Re: reducing the footprint of ScanKeyword (was Re: Large writable variables)

2019-01-09 Thread John Naylor

On Tue, Jan 8, 2019 at 5:31 PM Tom Lane  wrote:
>
> John Naylor  writes:
> > In the committed keyword patch, I noticed that in common/keywords.c,
> > the array length is defined with
> > ScanKeywordCategories[SCANKEYWORDS_NUM_KEYWORDS]
> > but other keyword arrays just have ...[]. Is there a reason for the 
> > difference?
>
> The length macro was readily available there so I used it.  AFAIR
> that wasn't true elsewhere, though I might've missed something.
> It's pretty much just belt-and-suspenders coding anyway, since all
> those arrays are machine generated ...

I tried using the available num_keywords macro in plpgsql and it
worked fine, but it makes the lines really long. Alternatively, as in
the attached, we could remove the single use of the core macro and
maybe add comments to the generated magic numbers.

-- 
John Naylorhttps://www.2ndQuadrant.com/
PostgreSQL Development, 24x7 Support, Remote DBA, Training & Services
diff --git a/src/common/keywords.c b/src/common/keywords.c
index 84f779feb9..edec4a5094 100644
--- a/src/common/keywords.c
+++ b/src/common/keywords.c
@@ -26,7 +26,7 @@
 
 #define PG_KEYWORD(kwname, value, category) category,
 
-const uint8 ScanKeywordCategories[SCANKEYWORDS_NUM_KEYWORDS] = {
+const uint8 ScanKeywordCategories[] = {
 #include "parser/kwlist.h"
 };
 
diff --git a/src/tools/gen_keywordlist.pl b/src/tools/gen_keywordlist.pl
index 927511d7c4..8c4c5da828 100644
--- a/src/tools/gen_keywordlist.pl
+++ b/src/tools/gen_keywordlist.pl
@@ -147,11 +147,6 @@ foreach my $name (@keywords)
 
 print $kwdef "};\n\n";
 
-# Emit a macro defining the number of keywords.
-# (In some places it's useful to have access to that as a constant.)
-
-printf $kwdef "#define %s_NUM_KEYWORDS %d\n\n", uc $varname, scalar @keywords;
-
 # Emit the definition of the hash function.
 
 my $funcname = $varname . "_hash_func";
@@ -168,8 +163,8 @@ printf $kwdef "const ScanKeywordList %s = {\n", $varname;
 printf $kwdef qq|\t%s_kw_string,\n|, $varname;
 printf $kwdef qq|\t%s_kw_offsets,\n|, $varname;
 printf $kwdef qq|\t%s,\n|, $funcname;
-printf $kwdef qq|\t%s_NUM_KEYWORDS,\n|, uc $varname;
-printf $kwdef qq|\t%d\n|, $max_len;
+printf $kwdef qq|\t%d,\t/* number of keywords */\n|, scalar @keywords;
+printf $kwdef qq|\t%d\t/* max keyword length */\n|, $max_len;
 printf $kwdef "};\n\n";
 
 printf $kwdef "#endif\t\t\t\t\t\t\t/* %s_H */\n", uc $base_filename;

Re: reducing the footprint of ScanKeyword (was Re: Large writable variables)
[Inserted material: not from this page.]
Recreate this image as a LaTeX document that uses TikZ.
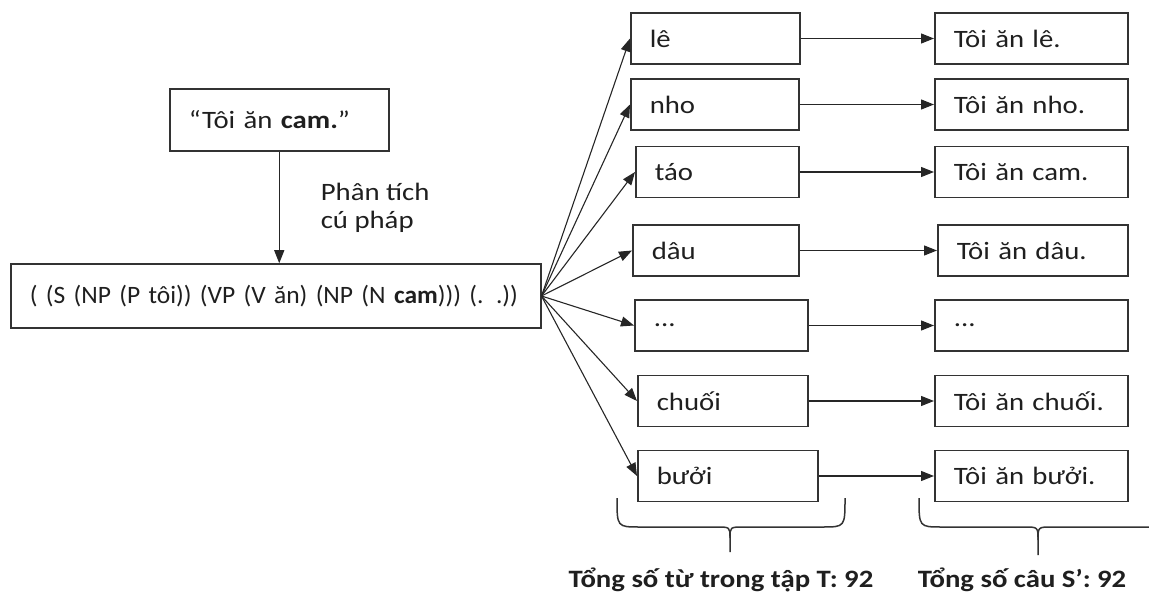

2019-01-09 Thread John Naylor

On Wed, Jan 9, 2019 at 2:44 PM Tom Lane  wrote:
> [patch to shrink oid index]

It would help maintaining its newfound sveltness if we warned if a
higher oid was assigned, as in the attached. I used 6200 as a soft
limit, but that could be anything similiar.

-- 
John Naylorhttps://www.2ndQuadrant.com/
PostgreSQL Development, 24x7 Support, Remote DBA, Training & Services
diff --git a/src/backend/catalog/genbki.pl b/src/backend/catalog/genbki.pl
index e7ead7dcc0..201343c2f6 100644
--- a/src/backend/catalog/genbki.pl
+++ b/src/backend/catalog/genbki.pl
@@ -74,6 +74,7 @@ my %catalog_data;
 my @toast_decls;
 my @index_decls;
 my %oidcounts;
+my $max_proc_oid = 6200;
 
 foreach my $header (@input_files)
 {
@@ -230,6 +231,13 @@ foreach my $row (@{ $catalog_data{pg_opfamily} })
 my %procoids;
 foreach my $row (@{ $catalog_data{pg_proc} })
 {
+	# Warn if a large OID has been newly assigned.
+	if ($row->{oid} > $max_proc_oid)
+	{
+		warn sprintf "Consider using an OID smaller than %d for %s (see commit 8ff5f824dca75)\n",
+			$max_proc_oid, $row->{proname};
+	}
+
 	# Generate an entry under just the proname (corresponds to regproc lookup)
 	my $prokey = $row->{proname};
 	if (defined $procoids{$prokey})

Re: reducing the footprint of ScanKeyword (was Re: Large writable variables)

2019-01-09 Thread Tom Lane

John Naylor  writes:
> On Wed, Jan 9, 2019 at 2:44 PM Tom Lane  wrote:
>> [patch to shrink oid index]

> It would help maintaining its newfound sveltness if we warned if a
> higher oid was assigned, as in the attached. I used 6200 as a soft
> limit, but that could be anything similiar.

I think the reason we have this issue is that people tend to use
high OIDs during development of a patch, so that their elbows won't
be joggled by unrelated changes.  Then sometimes they forget to
renumber them down before committing.  A warning like this would
lead to lots of noise during the development stage, which nobody
would thank us for.  If we could find a way to notice this only
when we were about to commit, it'd be good .. but I don't have an
idea about a nice way to do that.  (No, I don't want a commit hook
on gitmaster; that's warning too late, which is not better.)

regards, tom lane

Re: reducing the footprint of ScanKeyword (was Re: Large writable variables)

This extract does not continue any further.